Esa experiencia no es única; muchos niños no sienten que tienen un lugar dentro de sus familias. En mi caso, ni siquiera sabía si existía la posibilidad de tener un lugar, porque no entendía cómo encajaba en el cambiante terreno de mi familia divorciada. Hay algo en el hecho de escuchar a tus padres discutir sobre quién puede llevarte a las vacaciones de primavera que te hace sentir que no hay espacio en la conversación para tus propias ansiedades.

Ahora, como estudiante de segundo año de preparatoria, sigo luchando con la realidad del divorcio de mis padres. No es algo que vaya a desaparecer por completo, pero se ha convertido en algo más familiar y arraigado a su manera.

Incluso he empezado a encontrar consuelo y a sentirme orgullosa de las rutinas que he dominado: las maletas de gimnasio que arrastro y los ciclos de lavado apresurados que siempre hago para asegurarme de que tengo la ropa adecuada para usar en la casa donde voy a estar. Y agradezco poder escribir sobre mi vida con el apoyo de mis padres.

Todavía envidio a mis amigos, cuyos padres siguieron casados. La soledad y el resentimiento pueden aparecer durante las fiestas, pero también he aprendido a encontrar la alegría en ellas, aferrándome a las nuevas tradiciones que mis padres y yo estamos creando, aunque esas tradiciones tengan lugar en momentos y lugares distintos. Elijo apreciar las constantes de mi vida: la manera en que mi madre revienta el chicle (que solía molestarme) y la obsesión de mi padre por las luces de Navidad, todas las cosas extravagantes que hacen que sean quienes son.

Perder algo también te permite dar cabida a nuevas personas y tradiciones. He aprendido a amar mi vida aunque haya aceptado que ese aspecto principal nunca cambiará. Y los nuevos recuerdos que soy capaz de crear superan mi deseo de aferrarme a lo que había antes.

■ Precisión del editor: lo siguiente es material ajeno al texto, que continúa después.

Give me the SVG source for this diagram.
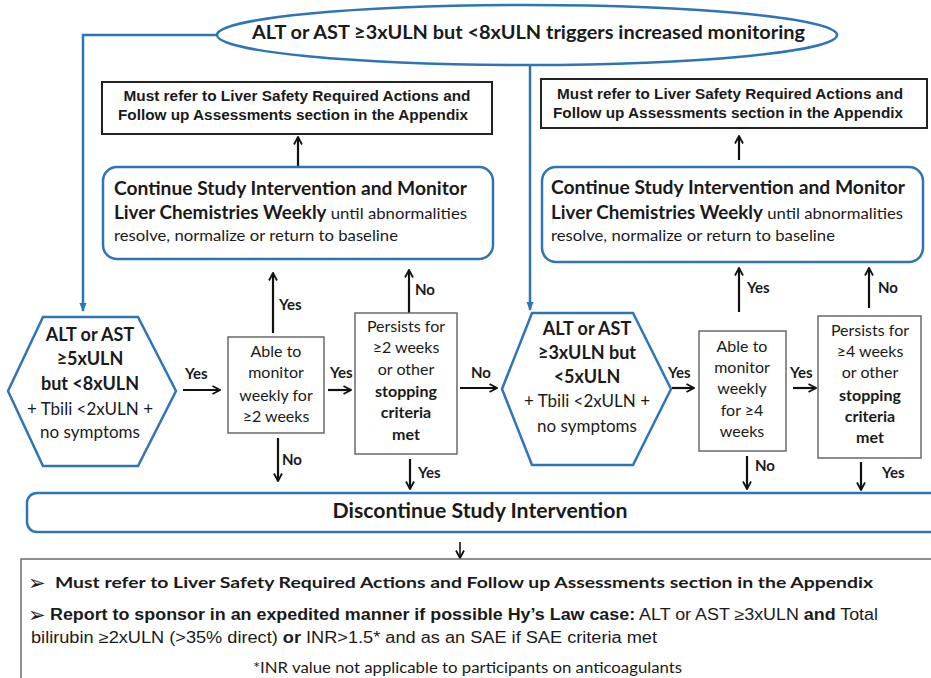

Solía llorar a ese pariente imaginario que desapareció hace siete años, la presencia que mantenía unida a nuestra familia, la persona invisible que nos unía a todos. Y desde entonces me he dado cuenta de algo: esa persona soy yo. Soy el vínculo. Soy la mayor constante en nuestras vidas. Lo he sido todo este tiempo, y me alegro de que siempre lo seré.